Ich bin nachdrücklich dafür, daß wir nicht unseren ganzen Kanon an Grundrechtsgarantien zugunsten einer abstrakten Idee Europa wegwerfen. Aber darum geht es heute gar nicht. Wir plädieren gegenwärtig dafür, die Verfügung über eine europäische Zentralwährung namens DM zugunsten einer europäischen Verfügbarkeit aufzugeben. Das führt zu großen Problemen, aber niemand plädiert für das Wegwerfen. Wenn man an Bosnien 1992 und 1993 und die Konsequenzen, an die Nicht-Existenz von Europa und des Westens und an die Existenz der historischen Kontroversen zwischen Deutschland, Österreich, Frankreich und England denkt, dann hat hier eine fatale Geschichte gesiegt.

Man diskutiert gegenwärtig etwas blauäugig über den nationalen Sozialstaat diskutiert. Europa dient als Anti-These für die schönen sozialen Zustände auf nationaler Ebene, als wenn die Linke ihre Kritik von gestern überhaupt nicht mehr Kenntnis nehmen würde. Der Keynsianismus in Westeuropa und der USA im Kalten Krieg war im wesentlichen ein Militär-Keynsianismus, d.h. getragen von der Rüstungsspirale und den entsprechenden Investitionen, die alle Volkswirtschaften über Jahrzehnte hinweg unter dem Druck des Kalten Krieges getätigt haben. Das sollte man bei all dem nicht vergessen, z.B. den Ressourcentransfer, der aus der Dritten Welt in die Erste Welt stattgefunden hat. Wenn wir heute über diese Phänomene sprechen, dann werden wir nicht rückwärts gewandt diskutieren können, weil das im Reaktionären landet, sondern wir werden die richtige Kritik vornehmen müssen, nämlich soziale und demokratische Verhältnisse zu institutionalisieren. Wenn man dann sagt, man müsse mit dem Nationalstaat pfleglich umgehen, weil die Linke so schwach sei, dann ist für mich das Kind endgültig mit dem Bad ausgeschüttet. Jetzt beginnt auf der nationalen Ebene mit der Frage des Euros und der anstehenden Wahlentscheidungen und gleichzeitig auf der europäischen Ebene die wirkliche Europäisierung. Dazu gehören Demokratie und soziale Ausgestaltung, dazu gehört aber auch, daß Europa als Wirtschaftsraum in der Lage ist, eigene Standards zu setzen.

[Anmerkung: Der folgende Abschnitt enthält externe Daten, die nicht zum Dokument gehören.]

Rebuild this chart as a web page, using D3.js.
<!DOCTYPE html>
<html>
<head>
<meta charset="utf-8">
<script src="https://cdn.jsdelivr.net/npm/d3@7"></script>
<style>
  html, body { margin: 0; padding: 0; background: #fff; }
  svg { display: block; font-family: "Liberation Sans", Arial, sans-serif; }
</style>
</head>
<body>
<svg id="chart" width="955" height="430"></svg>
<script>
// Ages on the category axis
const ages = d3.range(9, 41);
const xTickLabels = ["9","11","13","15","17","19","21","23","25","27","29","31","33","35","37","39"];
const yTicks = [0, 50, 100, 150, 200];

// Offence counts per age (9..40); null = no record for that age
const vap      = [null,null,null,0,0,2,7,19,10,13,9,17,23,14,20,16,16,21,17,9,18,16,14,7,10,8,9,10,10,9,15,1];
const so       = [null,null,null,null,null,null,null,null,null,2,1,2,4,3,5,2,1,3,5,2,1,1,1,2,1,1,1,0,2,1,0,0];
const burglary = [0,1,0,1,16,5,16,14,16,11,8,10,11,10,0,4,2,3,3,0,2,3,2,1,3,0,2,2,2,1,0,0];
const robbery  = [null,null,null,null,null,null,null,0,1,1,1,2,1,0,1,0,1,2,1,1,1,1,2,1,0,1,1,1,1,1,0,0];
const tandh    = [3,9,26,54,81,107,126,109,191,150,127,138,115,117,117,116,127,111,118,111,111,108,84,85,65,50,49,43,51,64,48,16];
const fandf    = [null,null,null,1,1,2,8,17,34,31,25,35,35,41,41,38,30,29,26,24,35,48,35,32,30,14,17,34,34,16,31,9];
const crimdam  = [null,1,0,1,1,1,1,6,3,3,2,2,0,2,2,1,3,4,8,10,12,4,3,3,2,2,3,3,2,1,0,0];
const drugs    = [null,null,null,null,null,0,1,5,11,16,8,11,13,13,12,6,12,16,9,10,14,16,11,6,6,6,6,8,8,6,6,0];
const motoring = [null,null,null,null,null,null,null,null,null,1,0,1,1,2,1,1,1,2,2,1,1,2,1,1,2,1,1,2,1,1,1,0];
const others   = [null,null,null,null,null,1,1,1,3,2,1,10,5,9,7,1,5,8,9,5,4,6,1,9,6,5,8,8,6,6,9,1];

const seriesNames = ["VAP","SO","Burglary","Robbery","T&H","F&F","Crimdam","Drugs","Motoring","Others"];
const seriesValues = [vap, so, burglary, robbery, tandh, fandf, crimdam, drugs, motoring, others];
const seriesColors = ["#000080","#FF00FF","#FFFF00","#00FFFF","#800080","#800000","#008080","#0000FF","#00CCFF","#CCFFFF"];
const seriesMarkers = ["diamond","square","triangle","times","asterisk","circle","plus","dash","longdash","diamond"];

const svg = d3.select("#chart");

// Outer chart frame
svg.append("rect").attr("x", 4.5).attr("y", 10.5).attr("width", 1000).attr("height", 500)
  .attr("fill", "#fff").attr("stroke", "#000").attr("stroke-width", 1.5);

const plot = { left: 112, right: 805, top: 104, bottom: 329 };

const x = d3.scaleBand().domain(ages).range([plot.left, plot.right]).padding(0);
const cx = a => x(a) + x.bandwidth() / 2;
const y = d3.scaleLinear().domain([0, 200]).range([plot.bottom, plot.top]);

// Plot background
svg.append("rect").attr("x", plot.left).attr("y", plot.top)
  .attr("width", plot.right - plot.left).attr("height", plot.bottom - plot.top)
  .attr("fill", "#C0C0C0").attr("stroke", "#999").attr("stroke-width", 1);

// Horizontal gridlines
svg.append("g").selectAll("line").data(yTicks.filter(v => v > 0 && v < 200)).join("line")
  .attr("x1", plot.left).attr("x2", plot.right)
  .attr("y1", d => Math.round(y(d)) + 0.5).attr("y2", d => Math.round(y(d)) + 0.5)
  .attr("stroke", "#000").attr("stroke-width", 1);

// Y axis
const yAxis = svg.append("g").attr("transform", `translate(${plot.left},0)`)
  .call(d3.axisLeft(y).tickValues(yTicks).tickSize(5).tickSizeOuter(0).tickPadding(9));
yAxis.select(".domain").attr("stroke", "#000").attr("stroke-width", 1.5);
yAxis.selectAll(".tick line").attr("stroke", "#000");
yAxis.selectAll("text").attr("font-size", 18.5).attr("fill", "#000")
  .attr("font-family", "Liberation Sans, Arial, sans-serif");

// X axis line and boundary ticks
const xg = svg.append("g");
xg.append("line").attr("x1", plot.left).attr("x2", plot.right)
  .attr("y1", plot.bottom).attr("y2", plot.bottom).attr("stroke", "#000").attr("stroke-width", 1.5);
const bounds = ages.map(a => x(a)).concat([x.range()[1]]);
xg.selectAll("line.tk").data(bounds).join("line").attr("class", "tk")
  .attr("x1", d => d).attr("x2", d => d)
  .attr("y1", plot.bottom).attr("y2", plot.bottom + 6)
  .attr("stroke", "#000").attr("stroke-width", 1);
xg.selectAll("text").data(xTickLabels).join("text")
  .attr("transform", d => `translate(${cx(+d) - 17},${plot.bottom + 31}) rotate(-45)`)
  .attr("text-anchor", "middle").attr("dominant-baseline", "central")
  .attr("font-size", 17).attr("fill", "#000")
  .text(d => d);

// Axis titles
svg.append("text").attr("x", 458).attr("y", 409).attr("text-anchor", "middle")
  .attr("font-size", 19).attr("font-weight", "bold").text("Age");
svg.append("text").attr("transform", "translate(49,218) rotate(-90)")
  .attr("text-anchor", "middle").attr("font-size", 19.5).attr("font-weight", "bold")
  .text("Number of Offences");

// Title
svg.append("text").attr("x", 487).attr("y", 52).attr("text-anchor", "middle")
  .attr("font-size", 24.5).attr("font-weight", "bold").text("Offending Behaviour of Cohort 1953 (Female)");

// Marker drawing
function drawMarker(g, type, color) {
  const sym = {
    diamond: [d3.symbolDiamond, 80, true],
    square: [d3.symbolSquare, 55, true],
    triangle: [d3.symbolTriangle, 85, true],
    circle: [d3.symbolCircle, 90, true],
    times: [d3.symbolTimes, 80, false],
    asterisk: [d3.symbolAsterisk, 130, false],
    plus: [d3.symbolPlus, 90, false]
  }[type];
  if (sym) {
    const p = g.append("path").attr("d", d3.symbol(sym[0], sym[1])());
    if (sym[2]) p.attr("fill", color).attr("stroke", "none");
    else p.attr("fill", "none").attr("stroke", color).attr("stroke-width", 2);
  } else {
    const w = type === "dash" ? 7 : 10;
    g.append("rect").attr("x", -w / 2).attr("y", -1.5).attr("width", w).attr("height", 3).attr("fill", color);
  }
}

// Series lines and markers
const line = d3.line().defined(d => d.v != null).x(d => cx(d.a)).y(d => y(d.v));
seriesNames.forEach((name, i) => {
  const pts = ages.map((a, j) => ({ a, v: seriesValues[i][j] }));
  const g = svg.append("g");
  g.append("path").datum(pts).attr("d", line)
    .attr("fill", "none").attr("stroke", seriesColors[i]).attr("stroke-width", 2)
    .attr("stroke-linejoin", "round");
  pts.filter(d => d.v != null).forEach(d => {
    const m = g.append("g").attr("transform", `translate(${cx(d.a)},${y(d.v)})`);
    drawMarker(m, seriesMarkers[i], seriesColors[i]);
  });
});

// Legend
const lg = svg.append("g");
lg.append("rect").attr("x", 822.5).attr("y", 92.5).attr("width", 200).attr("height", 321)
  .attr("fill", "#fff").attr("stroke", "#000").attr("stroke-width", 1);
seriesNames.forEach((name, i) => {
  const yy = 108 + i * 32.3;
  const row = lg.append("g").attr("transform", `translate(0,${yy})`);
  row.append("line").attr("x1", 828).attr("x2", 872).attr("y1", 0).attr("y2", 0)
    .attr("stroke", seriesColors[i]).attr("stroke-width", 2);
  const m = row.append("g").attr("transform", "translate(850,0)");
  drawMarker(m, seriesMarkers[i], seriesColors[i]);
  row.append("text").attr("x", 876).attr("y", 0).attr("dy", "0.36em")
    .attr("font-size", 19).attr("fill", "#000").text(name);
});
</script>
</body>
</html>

Stellt euch vor, das europäische Kartellamt hätte Einwände gegen die Fusion von Lockheed und Boing. Das würde in Washington nicht einmal ein Lächeln hervorrufen. Wenn die EU das macht, gibt es schon größere Probleme. Unter den Bedingungen der Globalisierung kann die Alternative nicht sein, ob wir Europäer werden oder gute demokratische Deutsche, Franzosen, Briten oder Dänen bleiben. Wenn wir dem Prinzip Tietmayer folgen und die DM kräftig gegen den Übergang auf die europäische Ebene verteidigen, dann werden wir vom Dollarraum nachdrücklich und nachhaltig bestimmt. Das trifft auch für die intellektuelle Ebene zu. Man sollte auch darüber nachdenken, welche Bedeutung die intellektuelle Hegemonie im Internet und in den anderen Medien hat und welche strategische Bedeutung dies auf der anderen Seite des Atlantiks hat. Mein Problem ist nicht ein Anti-Amerikanismus, aber wenn wir unsere eigenständige soziale Tradition in Zukunft auch behalten wollen, dann wird das soziale Europa nur Wirklichkeit werden, wenn wir groß genug sind, die politischen Entscheidungen für uns zu treffen. Die Nationalstaaten werden nicht mehr als Entscheidungsgrundlagen dafür dienen können. Insgesamt sehe ich im Euro eine Chance, die die Linke nutzen sollte. Sie sollte sich nicht auf eine anti-europäische Position zurückziehen.